プレーリーカードとLINEを組み合わせた仕組み
スタッフさんではなく〇〇さんと呼んでもらえる仲になるために
── スタッフのプロフィールページにはどのような情報を載せているのですか?
スタッフのプロフィールページはスタッフに自由に構成してもらっています。うちのスタッフはみんな他にも仕事や活動を持っているので、そうした活動も書いてもらっています。そういった情報がわかるとより距離も縮まるかなと思っています。
NARUスタッフのプレーリーカード
──プレーリーカードを導入して、どのような変化がありましたか?
プレーリーカードは、利用者とスタッフの距離感を縮めるきっかけになってくれていると感じます。例えば、プレーリーカードのプロフィールに載っている情報から、「出身地が一緒だった」「共通の趣味があった」など、プロフィールページがきっかけで会話が弾むこともあります。利用者の方たちにとって、スタッフが単なる施設のスタッフではなく、知人・友人のように認識されるようになっていったらいいなと思っています。
プレーリーカードが施設を発信するメディアになる
──今後は、スタッフの皆さんのスタッフ証以外としてもご利用いただく予定と伺いました。

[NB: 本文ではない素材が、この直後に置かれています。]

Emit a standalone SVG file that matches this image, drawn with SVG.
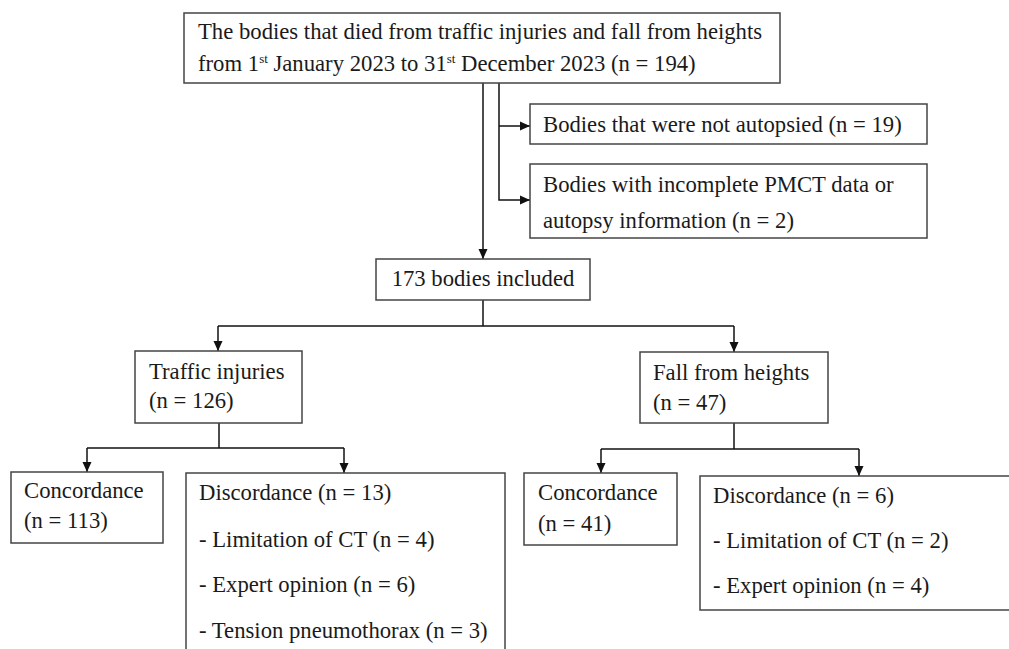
<svg xmlns="http://www.w3.org/2000/svg" width="1009" height="649" viewBox="0 0 1009 649">
<defs>
<style>
.box{fill:#fff;stroke:#444;stroke-width:1.5}
.t{font-family:"Liberation Serif","Times New Roman",serif;font-size:22.7px;fill:#1a1a1a}
.c{fill:none;stroke:#111;stroke-width:1.5}
.sup{font-size:13px}
</style>
<marker id="ah" viewBox="0 0 10 10" refX="10" refY="5" markerWidth="10" markerHeight="10" markerUnits="userSpaceOnUse" orient="auto">
<path d="M0,0.5 L10,5 L0,9.5 z" fill="#111"/>
</marker>
</defs>
<rect width="1009" height="649" fill="#fff"/>
<g id="connectors">
<path class="c" d="M483,83 V259" marker-end="url(#ah)"/>
<path class="c" d="M499,83 V200 H530" marker-end="url(#ah)"/>
<path class="c" d="M499,126 H530" marker-end="url(#ah)"/>
<path class="c" d="M483,300 V326"/>
<path class="c" d="M218,326 H734"/>
<path class="c" d="M218,326 V351" marker-end="url(#ah)"/>
<path class="c" d="M734,326 V352" marker-end="url(#ah)"/>
<path class="c" d="M219,423 V448"/>
<path class="c" d="M87,448 H344"/>
<path class="c" d="M87,448 V472" marker-end="url(#ah)"/>
<path class="c" d="M344,448 V473" marker-end="url(#ah)"/>
<path class="c" d="M734,423 V449"/>
<path class="c" d="M601,449 H859"/>
<path class="c" d="M601,449 V473" marker-end="url(#ah)"/>
<path class="c" d="M859,449 V476" marker-end="url(#ah)"/>
</g>
<g id="n-top">
<rect class="box" x="184" y="13" width="596" height="70"/>
<text class="t" x="198" y="39">The bodies that died from traffic injuries and fall from heights</text>
<text class="t" x="198" y="71">from 1<tspan class="sup" dy="-8">st</tspan><tspan dy="8"> January 2023 to 31</tspan><tspan class="sup" dy="-8">st</tspan><tspan dy="8"> December 2023 (n = 194)</tspan></text>
</g>
<g id="n-excl1">
<rect class="box" x="530" y="104" width="397" height="40"/>
<text class="t" x="543" y="132">Bodies that were not autopsied (n = 19)</text>
</g>
<g id="n-excl2">
<rect class="box" x="530" y="164" width="397" height="74"/>
<text class="t" x="543" y="192">Bodies with incomplete PMCT data or</text>
<text class="t" x="543" y="228">autopsy information (n = 2)</text>
</g>
<g id="n-included">
<rect class="box" x="376" y="259" width="214" height="41"/>
<text class="t" x="483" y="286" text-anchor="middle">173 bodies included</text>
</g>
<g id="n-traffic">
<rect class="box" x="135" y="351" width="167" height="72"/>
<text class="t" x="149" y="379">Traffic injuries</text>
<text class="t" x="149" y="408">(n = 126)</text>
</g>
<g id="n-fall">
<rect class="box" x="640" y="352" width="188" height="71"/>
<text class="t" x="653" y="380">Fall from heights</text>
<text class="t" x="653" y="410">(n = 47)</text>
</g>
<g id="n-conc1">
<rect class="box" x="11" y="472" width="152" height="71"/>
<text class="t" x="24" y="498">Concordance</text>
<text class="t" x="24" y="528">(n = 113)</text>
</g>
<g id="n-disc1">
<rect class="box" x="186" y="473" width="319" height="190"/>
<text class="t" x="199" y="500">Discordance (n = 13)</text>
<text class="t" x="199" y="547">- Limitation of CT (n = 4)</text>
<text class="t" x="199" y="592">- Expert opinion (n = 6)</text>
<text class="t" x="199" y="638">- Tension pneumothorax (n = 3)</text>
</g>
<g id="n-conc2">
<rect class="box" x="524" y="473" width="153" height="72"/>
<text class="t" x="538" y="500">Concordance</text>
<text class="t" x="538" y="531">(n = 41)</text>
</g>
<g id="n-disc2">
<rect class="box" x="700" y="476" width="320" height="134"/>
<text class="t" x="713" y="503">Discordance (n = 6)</text>
<text class="t" x="713" y="548">- Limitation of CT (n = 2)</text>
<text class="t" x="713" y="593">- Expert opinion (n = 4)</text>
</g>
</svg>
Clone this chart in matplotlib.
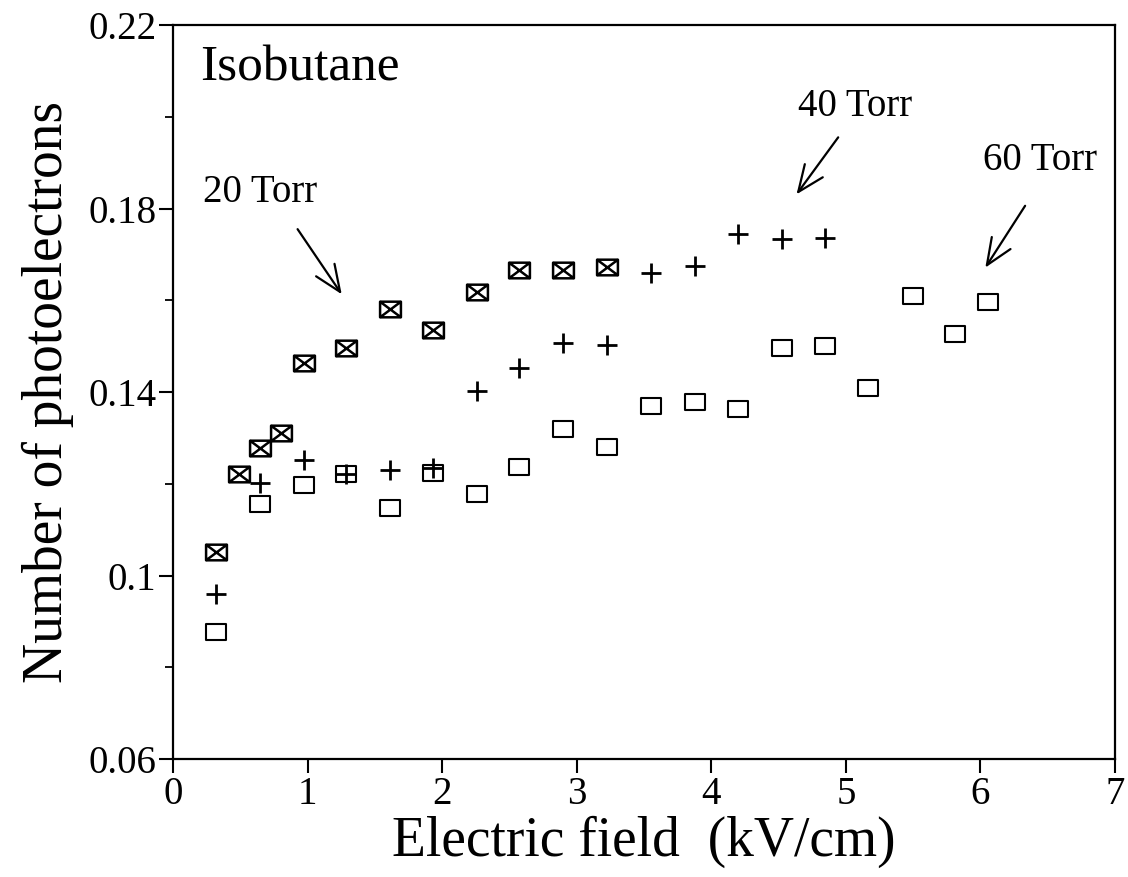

まだどういった活用をしていけるかという点は検討中なのですが、利用者の方々にお渡しするというトライアルも始めています。現在NARUでは、「施設スタッフ」と「利用者」の間の存在として「NARUクルー」というメンバーシップを立ち上げています。
「NARUクルー」の皆さんは「施設を利用する」「イベントに参加する」だけではなく「イベントを企画する」「イベントを運営する」といった、よりコミットメントの高い方々として位置付けています。これからこのクルーの方々にプレーリーカードをお渡しして、活動のポートレートなどを登録いただけたらということを考えています。このことにより、クルーの方が「こんなことをやってる」とNARUでの活動を紹介してくださることを後押しできれば、施設の認知向上や、クルーの方々の次の活動の広がりに寄与できるのではないかと考えています。